Silver Surfer/Fantastic 4: Rise of the Silver Surfer
For the 2007 film directed by Tim Story, Jones embodied an icon of the Marvel Comics universe: the gleaming Silver Surfer, the interplanetary herald who helps save Earth from the worlds-destroying entity Galactus.

Silver Surfer was a true joy to play. he was the most stoic, most heroic character – the most quiet strength I’ve ever had. That was a difficult thing for me to channel on film because I am so handsy and so expressive normally. [I had] to throttle that back and find a strong core posture. He came with a confidence that I’ve never had on film before… having that electromagnetic cosmic power was very interesting for me to play.

This is an example of how it takes a village to make a creature happen.
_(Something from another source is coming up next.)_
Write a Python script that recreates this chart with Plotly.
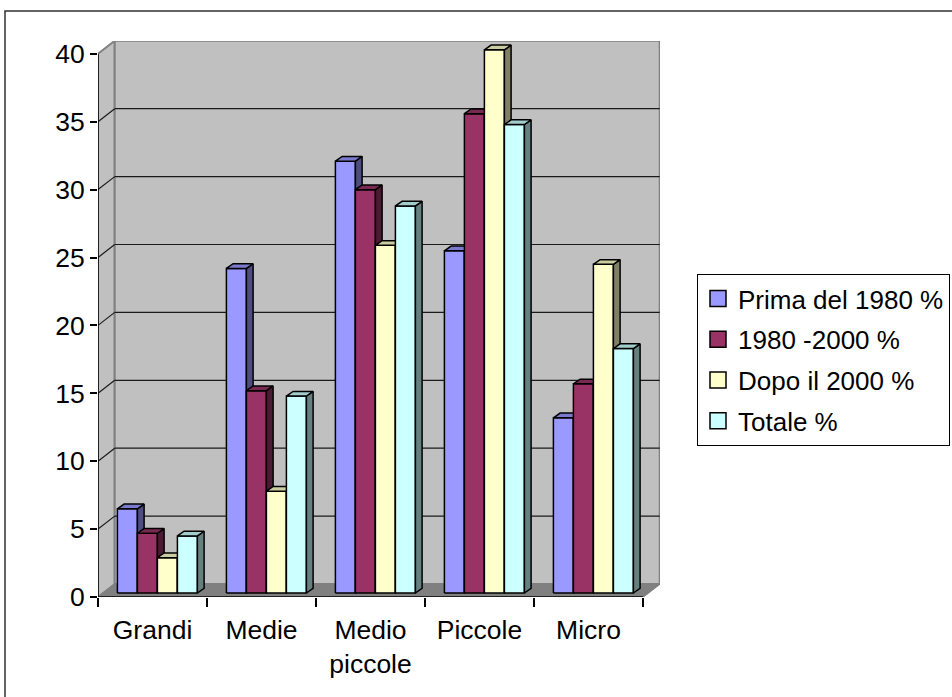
import plotly.graph_objects as go

# ---- data ----
categories = ["Grandi", "Medie", "Medio<br>piccole", "Piccole", "Micro"]
series_names = ["Prima del 1980 %", "1980 -2000 %", "Dopo il 2000 %", "Totale %"]
prima_1980 = [6.2, 23.9, 31.8, 25.2, 12.9]
anni_1980_2000 = [4.4, 14.9, 29.7, 35.3, 15.4]
dopo_2000 = [2.6, 7.5, 25.6, 40.0, 24.2]
totale = [4.2, 14.5, 28.5, 34.5, 18.0]
y_ticks = [0, 5, 10, 15, 20, 25, 30, 35, 40]

series_values = [prima_1980, anni_1980_2000, dopo_2000, totale]
front_colors = ["#9999FF", "#993366", "#FFFFCC", "#CCFFFF"]
top_colors = ["#7A7ACC", "#7A2952", "#CCCCA3", "#A3CCCC"]
side_colors = ["#4D4D80", "#4D1A33", "#808066", "#668080"]

# ---- geometry (pixels -> axis units) ----
W, H = 952, 697
ML, MT, PW, PH = 98, 41, 562, 556
UX = 109.0   # px per category slot
UY = 13.58   # px per value unit
x_range = [-0.5, -0.5 + PW / UX]
y_range = [0, PH / UY]
DX, DY = 16.7 / UX, 13.0 / UY   # depth of the walls / floor
FX, FY = 4.9 / UX, 4.0 / UY     # bar front face pushed into depth
BX, BY = 6.7 / UX, 4.7 / UY     # bar thickness in depth
BW = 20.0 / UX                  # bar width
n = len(categories)
ymax = y_ticks[-1]

FONT = "Liberation Sans, Arial, sans-serif"


def poly(xs, ys, fill, line_color, width=1.5):
    return go.Scatter(
        x=list(xs) + [xs[0]], y=list(ys) + [ys[0]],
        mode="lines", fill="toself", fillcolor=fill,
        line=dict(color=line_color, width=width),
        hoverinfo="skip", showlegend=False,
    )


def segs(pairs, color, width):
    xs, ys = [], []
    for (x0, y0), (x1, y1) in pairs:
        xs += [x0, x1, None]
        ys += [y0, y1, None]
    return go.Scatter(x=xs, y=ys, mode="lines",
                      line=dict(color=color, width=width),
                      hoverinfo="skip", showlegend=False)


fig = go.Figure()

x0, x1 = -0.5, n - 0.5
# side wall and back wall
fig.add_trace(poly([x0, x0 + DX, x0 + DX, x0], [0, DY, ymax + DY, ymax], "#C0C0C0", "#808080", 2))
fig.add_trace(poly([x0 + DX, x1 + DX, x1 + DX, x0 + DX], [DY, DY, ymax + DY, ymax + DY],
                   "#C0C0C0", "#808080", 2))
# gridlines on walls
grid_pairs = []
for v in y_ticks[1:-1]:
    grid_pairs.append(((x0, v), (x0 + DX, v + DY)))
    grid_pairs.append(((x0 + DX, v + DY), (x1 + DX, v + DY)))
fig.add_trace(segs(grid_pairs, "#1a1a1a", 1.2))
# floor
fig.add_trace(poly([x0, x1, x1 + DX, x0 + DX], [0, 0, DY, DY], "#808080", "#808080", 1))

# 3D columns, drawn left to right so nearer faces overlap correctly
for i in range(n):
    for k, vals in enumerate(series_values):
        L = i - 2 * BW + k * BW + FX
        R = L + BW
        b = FY
        t = FY + vals[i]
        fig.add_trace(poly([L, R, R, L], [b, b, t, t], front_colors[k], "black"))
        fig.add_trace(poly([R, R + BX, R + BX, R], [b, b + BY, t + BY, t], side_colors[k], "black"))
        fig.add_trace(poly([L, R, R + BX, L + BX], [t, t, t + BY, t + BY], top_colors[k], "black"))

# front axis lines
fig.add_trace(segs([((x0, 0), (x0, ymax)), ((x0, 0), (x1, 0))], "black", 1.5))
fig.add_trace(segs([((x1, 0), (x1 + DX, DY))], "#808080", 1.5))

# legend entries
for k, name in enumerate(series_names):
    fig.add_trace(go.Scatter(
        x=[None], y=[None], mode="markers", name=name, legendgroup=name,
        marker=dict(symbol="square", size=16, color=front_colors[k],
                    line=dict(color="black", width=1.5)),
        xaxis="x2", hoverinfo="skip",
    ))

# outer chart frame
fig.add_shape(type="rect", xref="paper", yref="paper",
              x0=(5 - ML) / PW, x1=(965 - ML) / PW,
              y0=(MT + PH - 710) / PH, y1=(MT + PH - 11) / PH,
              line=dict(color="#303030", width=1.5), fillcolor="rgba(0,0,0,0)")

fig.update_layout(
    width=W, height=H,
    margin=dict(l=ML, t=MT, r=W - ML - PW, b=H - MT - PH, pad=0, autoexpand=False),
    paper_bgcolor="white", plot_bgcolor="white",
    font=dict(family=FONT, size=26, color="black"),
    xaxis=dict(range=x_range, tickvals=[i - 0.5 for i in range(n + 1)],
               ticks="outside", ticklen=9, tickwidth=1.5, tickcolor="black",
               showticklabels=False, showgrid=False, zeroline=False, showline=False,
               fixedrange=True),
    xaxis2=dict(range=x_range, overlaying="x", anchor="y", side="bottom",
                tickvals=list(range(n)), ticktext=categories,
                ticks="outside", ticklen=9, tickcolor="rgba(0,0,0,0)",
                showgrid=False, zeroline=False, showline=False, fixedrange=True,
                tickfont=dict(family=FONT, size=26.5, color="black")),
    yaxis=dict(range=y_range, tickvals=y_ticks, ticks="outside", ticklen=7,
               tickwidth=1.5, tickcolor="black", showgrid=False, zeroline=False,
               showline=False, fixedrange=True,
               tickfont=dict(family=FONT, size=26.5, color="black")),
    legend=dict(x=(697 - ML) / PW, y=(MT + PH - 274) / PH, xanchor="left", yanchor="top",
                bordercolor="black", borderwidth=1, bgcolor="white",
                traceorder="grouped", tracegroupgap=4,
                font=dict(family=FONT, size=26, color="black")),
    showlegend=True,
)

fig.write_html("out.html")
Not only was there a foundation glued on to me of Silver Surfer bits – I was in a suit and the makeup that turned me into the Surfer every day with the musculature and the coloring, the restructuring of my face with a foam latex mask glued on to me, making me very sternly handsome. Then there was a CG effects overlay [added] in post-production that also enhanced and gave some expression. And the flying. I did a lot of work on green screen, and they would add in the surfboard later. Working in post-production with a lot of visual effects, a lot of practical effects on set as well, that was a great combo platter of technologies.